In July 1917, a fire broke out in a pool hall operated by E.E. Stafford, near Wilhelm’s Garage. The cause of the fire was never determined, but the fire engulfed almost the entire business district including Hammond and Akins newly constructed buildings. Glendale and Phoenix firefighters responded to the alarm, but they were too late. The damage was so severe it was as though the entire town was wiped out. Peoria was devastated. Ironically, the fire that destroyed the town’s new brick stores was incentive other business owners needed to rebuild using more sound building techniques and materials. This fire began the new era of sturdier, steadier, and more pleasing to the eye buildings. The timing of the fire was fortunate. The U.S. had just entered World War I a few months before, leading to increased production and prices around the country, especially for agricultural products. Peoria could not afford to fail to rebuild. Farmers had new money to spend, and ambitious store owners hastened to reestablish their businesses in order to take advantage of the local prosperity.

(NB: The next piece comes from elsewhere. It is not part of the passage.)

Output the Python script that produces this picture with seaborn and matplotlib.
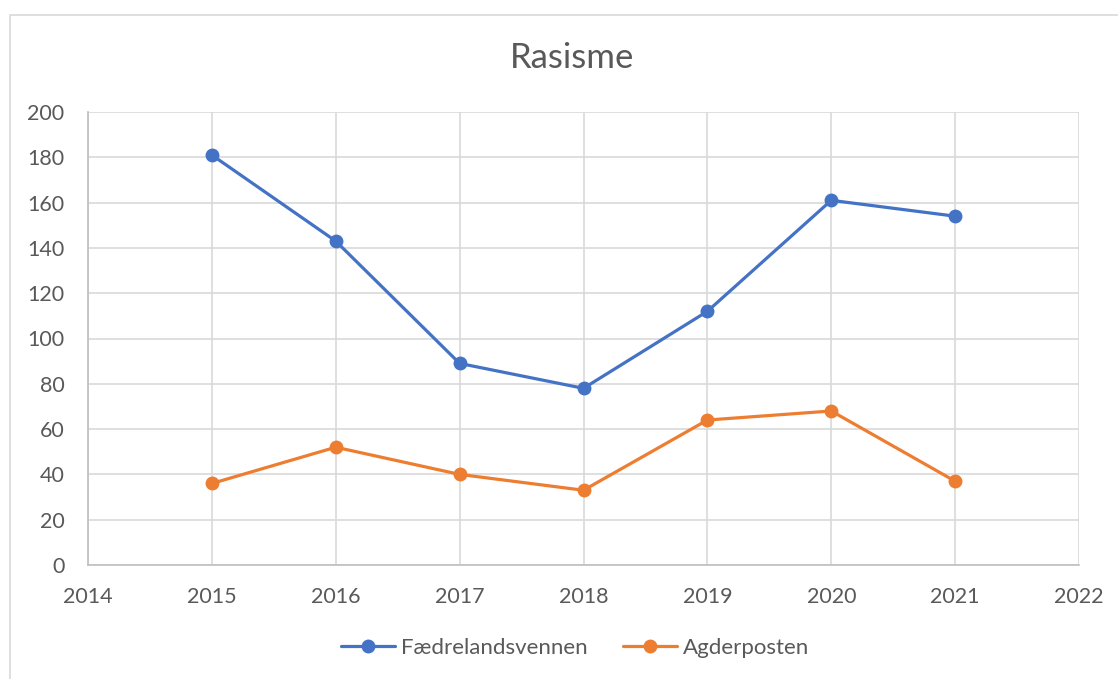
import matplotlib
matplotlib.use("Agg")
import matplotlib.pyplot as plt
from matplotlib.patches import Rectangle
import seaborn as sns
import pandas as pd

years = [2015, 2016, 2017, 2018, 2019, 2020, 2021]
faedrelandsvennen = [181, 143, 89, 78, 112, 161, 154]
agderposten = [36, 52, 40, 33, 64, 68, 37]
series_names = ["Fædrelandsvennen", "Agderposten"]
title = "Rasisme"
x_ticks = [2014, 2015, 2016, 2017, 2018, 2019, 2020, 2021, 2022]
y_ticks = [0, 20, 40, 60, 80, 100, 120, 140, 160, 180, 200]

df = pd.DataFrame({
    "year": years * 2,
    "value": faedrelandsvennen + agderposten,
    "series": [series_names[0]] * len(years) + [series_names[1]] * len(years),
})

sns.set_style("white")
plt.rcParams["font.family"] = ["Lato", "DejaVu Sans"]

fig = plt.figure(figsize=(11.18, 6.79), dpi=100)
W, H = 1118, 679
ax = fig.add_axes([88 / W, 1 - 565 / H, (1079 - 88) / W, (565 - 112) / H])

# chart frame
fig.patches.append(Rectangle((10 / W, -0.1), 1.2, 1 - 15 / H + 0.1, transform=fig.transFigure,
                             fill=False, edgecolor="#D9D9D9", linewidth=1.2, zorder=0))

palette = {series_names[0]: "#4472C4", series_names[1]: "#ED7D31"}
sns.lineplot(data=df, x="year", y="value", hue="series", palette=palette, marker="o",
             markersize=10, markeredgewidth=0, linewidth=2.3, ax=ax, legend=True)

ax.set_xlim(2014, 2022)
ax.set_ylim(0, 200)
ax.set_xticks(x_ticks)
ax.set_yticks(y_ticks)
ax.set_xticklabels([str(t) for t in x_ticks])
ax.set_xlabel("")
ax.set_ylabel("")
ax.grid(True, color="#D9D9D9", linewidth=1.2)
ax.set_axisbelow(True)
for s in ["top", "right"]:
    ax.spines[s].set_visible(False)
for s in ["left", "bottom"]:
    ax.spines[s].set_color("#BFBFBF")
    ax.spines[s].set_linewidth(1.2)
ax.tick_params(axis="both", length=0, labelsize=15.5, colors="#595959")
ax.tick_params(axis="x", pad=16)
ax.tick_params(axis="y", pad=17)

fig.text(572 / W, 1 - 68 / H, title, ha="center", va="baseline", fontsize=25, color="#595959")

handles, labels = ax.get_legend_handles_labels()
ax.legend(handles, labels, loc="center", bbox_to_anchor=(575 / W, 1 - 648 / H),
          bbox_transform=fig.transFigure, ncol=2, frameon=False, fontsize=16,
          labelcolor="#595959", handlelength=2.45, columnspacing=1.6, handletextpad=0.25)

fig.savefig("out.png", dpi=100, facecolor="white")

Around 1919 the Peoria Chamber of Commerce formed and operated as the informal government body until Peoria’s incorporation in 1954. The Peoria volunteer fire district formed in 1920. It remained all volunteer until the mid-1950s. Peoria’s business district flourished by the early 1920s with the building of the three-story Edwards Hotel in 1918, followed by the construction of the Mabel Hood building in May 1920 at the southwest corner of Washington Street and 83rd Avenue. The John L. Meyer or “flatiron” building was completed in June 1920 and the O.O. Fuel’s Paramount Theatre in July 1920 (serving as Fire Station 1 from 1950 until 2004). The Peoria Woman’s Club House, erected in April 1918, became a center for community-wide activities. The town’s first newspaper, The Peoria Enterprise, was printed weekly beginning November 14, 1917, through April 1921.